Recuerdo
siempre lo que July, una alumna ancashina, contó en una de mis clases
universitarias: ella y su hermana eran abofeteadas por su madre, cada vez que
las descubría hablando quechua a escondidas. La razón era tan real como
dolorosa: no quería que sintieran la humillación y el desprecio que ella había
sentido por ser quechuahablante; sin embargo, a pesar de las reprimendas de su
madre, July supo preservar su lengua de la que se sentía orgullosa. Defendía
con entusiasmo su idioma y la libertad de poder hablarlo sin sentirse menos: “Hay sentimientos que solamente puedo
trasmitir en quechua, en castellano es imposible”, me decía.

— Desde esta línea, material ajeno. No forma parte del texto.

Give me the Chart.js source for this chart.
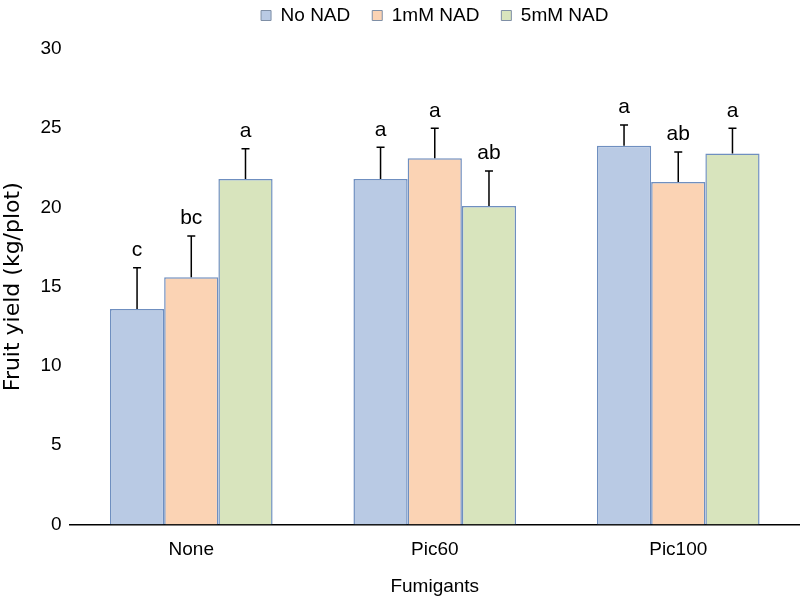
<!DOCTYPE html>
<html>
<head>
<meta charset="utf-8">
<script src="https://cdn.jsdelivr.net/npm/chart.js@4/dist/chart.umd.min.js"></script>
<style>
  html, body { margin: 0; padding: 0; background: #fff; }
  #wrap { width: 800px; height: 600px; }
</style>
</head>
<body>
<div id="wrap"><canvas id="chart" width="800" height="600"></canvas></div>
<script>
// data
const fumigants = ["None", "Pic60", "Pic100"];
const seriesNames = ["No NAD", "1mM NAD", "5mM NAD"];
const noNad = [13.6, 21.8, 23.9];
const mM1Nad = [15.6, 23.1, 21.6];
const mM5Nad = [21.8, 20.1, 23.4];
const noNadErr = [2.6, 2.0, 1.3];
const mM1NadErr = [2.6, 1.9, 1.9];
const mM5NadErr = [1.9, 2.2, 1.6];
const noNadLetters = ["c", "a", "a"];
const mM1NadLetters = ["bc", "a", "ab"];
const mM5NadLetters = ["a", "ab", "a"];
const yTicks = [0, 5, 10, 15, 20, 25, 30];

const fills = ["#b9cae4", "#fbd3b4", "#d8e4bd"];
const edge = "#6f8fc0";
const sans = "'Liberation Sans', Arial, sans-serif";

// draws error bars and significance letters above each bar
const errorBars = {
    id: "errorBars",
    afterDatasetsDraw(chart) {
        const ctx = chart.ctx;
        const y = chart.scales.y;
        chart.data.datasets.forEach((ds, di) => {
            const meta = chart.getDatasetMeta(di);
            meta.data.forEach((bar, i) => {
                const top = y.getPixelForValue(ds.data[i] + ds.err[i]);
                ctx.save();
                ctx.strokeStyle = "#000";
                ctx.lineWidth = 1.5;
                ctx.beginPath();
                ctx.moveTo(bar.x, bar.y);
                ctx.lineTo(bar.x, top);
                ctx.moveTo(bar.x - 4, top);
                ctx.lineTo(bar.x + 4, top);
                ctx.stroke();
                ctx.fillStyle = "#000";
                ctx.font = "21px " + sans;
                ctx.textAlign = "center";
                ctx.textBaseline = "bottom";
                ctx.fillText(ds.letters[i], bar.x, top - 7);
                ctx.restore();
            });
        });
    }
};

// extra room under the legend
const legendGap = {
    id: "legendGap",
    beforeInit(chart) {
        const fit = chart.legend.fit;
        chart.legend.fit = function () {
            fit.call(this);
            this.height += 14;
        };
    }
};

const ctx = document.getElementById("chart").getContext("2d");
const allValues = [noNad, mM1Nad, mM5Nad];
const allErr = [noNadErr, mM1NadErr, mM5NadErr];
const allLetters = [noNadLetters, mM1NadLetters, mM5NadLetters];

const chart = new Chart(ctx, {
    type: "bar",
    data: {
        labels: fumigants,
        datasets: seriesNames.map((name, k) => ({
            label: name,
            data: allValues[k],
            err: allErr[k],
            letters: allLetters[k],
            backgroundColor: fills[k],
            borderColor: edge,
            borderWidth: 1.5,
            barPercentage: 1.0,
            categoryPercentage: 0.668
        }))
    },
    options: {
        responsive: false,
        animation: false,
        layout: { padding: { top: -16, right: 0, bottom: 2, left: 0 } },
        plugins: {
            legend: {
                position: "top",
                fullSize: false,
                labels: {
                    boxWidth: 10,
                    boxHeight: 10,
                    color: "#000",
                    padding: 22,
                    font: { family: sans, size: 19 },
                    generateLabels(c) {
                        return c.data.datasets.map((ds, i) => ({
                            text: ds.label,
                            fillStyle: ds.backgroundColor,
                            strokeStyle: "#7f8fa6",
                            lineWidth: 1,
                            datasetIndex: i
                        }));
                    }
                }
            },
            tooltip: { enabled: false }
        },
        scales: {
            x: {
                grid: { display: false, drawTicks: false },
                border: { display: true, color: "#000", width: 1.5 },
                ticks: { color: "#000", font: { family: sans, size: 19 }, padding: 14 },
                title: {
                    display: true,
                    text: "Fumigants",
                    color: "#000",
                    font: { family: sans, size: 19 },
                    padding: { top: 0, bottom: 0 }
                }
            },
            y: {
                min: 0,
                max: 30,
                afterBuildTicks(axis) {
                    axis.ticks = yTicks.map(v => ({ value: v }));
                },
                grid: { display: false, drawTicks: false },
                border: { display: false },
                ticks: { color: "#000", font: { family: sans, size: 19 }, padding: 8 },
                title: {
                    display: true,
                    text: "Fruit yield (kg/plot)",
                    color: "#000",
                    font: { family: "'DejaVu Sans', sans-serif", size: 22 },
                    padding: { top: 0, bottom: 6 }
                }
            }
        }
    },
    plugins: [errorBars, legendGap]
});
</script>
</body>
</html>
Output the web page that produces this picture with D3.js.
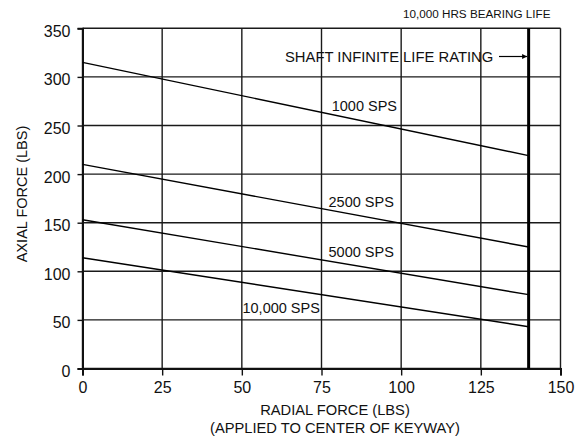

Definitivamente, no le faltaba razón.
El
lenguaje ha sido para el hombre un factor determinante en el progreso
socioeconómico y en la evolución del pensamiento, desde lo mágico hasta lo
científico. A través de él, el ser humano ha desplegado el cúmulo de su
experiencia colectiva a lo largo de toda su existencia. El lenguaje evidencia,
en palabras y frases, el producto de la actividad del hombre; es por tanto, la
envoltura de su pensamiento.
No
obstante, la insurgencia ideopolítica y mágico-religiosa de los pueblos
discrepantes entre sí, determinó que se crearan parámetros histórico-sociales
en torno al uso libre y democrático de las lenguas. Se fijaron las facultades
de uso de ciertas lenguas y la prohibición de otras. Esta jerarquización social de unos idiomas en
desmedro de otros, encontró asidero en la instrumentalización del lenguaje, que
fue perdiendo su carácter expresivo y creativo y sirvió para la elaboración de
clichés que fueron bloqueando el subconsciente de los más débiles, para
reforzar y desencadenar el afán de dominación de los fuertes. Esta es la razón
por la que, hoy, muchas lenguas permanecen en el aislamiento y quienes las
hablan, en el olvido.
Así
como el uso de un mismo sistema lingüístico dentro de una sociedad permite la
interactuación de sus miembros, las diferencias dialectales (variantes
espaciales de una lengua), acentúan la estratificación social. En el nivel
lingüístico más bajo, están los hablantes inconfundiblemente rústicos o
incultos que no usan en absoluto la forma estándar. La estandarización de las
formas lingüísticas en cualquiera de sus niveles (fonológico, morfológico,
sintáctico y léxico) obedece a la aceptación social de una manifestación
lingüística y el rechazo de otras. Esto revela cómo una lengua puede ser
sistema de integración social, a la vez que un elemento de segmentación y
segregación.
Las
diferencias idiomáticas y diatópicas existentes son una clara evidencia de la
riqueza lingüística de una sociedad como la nuestra. Sin embargo, también son poderosos
mecanismos de discriminación que bloquean
y eliminan la posibilidad de
comunicación entre los grupos étnicos, dificultando el intercambio de
experiencias, y truncando la integración de los pueblos lejanos y de las zonas
marginales, usuarios de lenguas menores o niveles no estándar. Estas barreras
lingüísticas ahondan la crisis social, ya que facilitan la permanencia de
grupos aislados, desintegrados e incomunicados.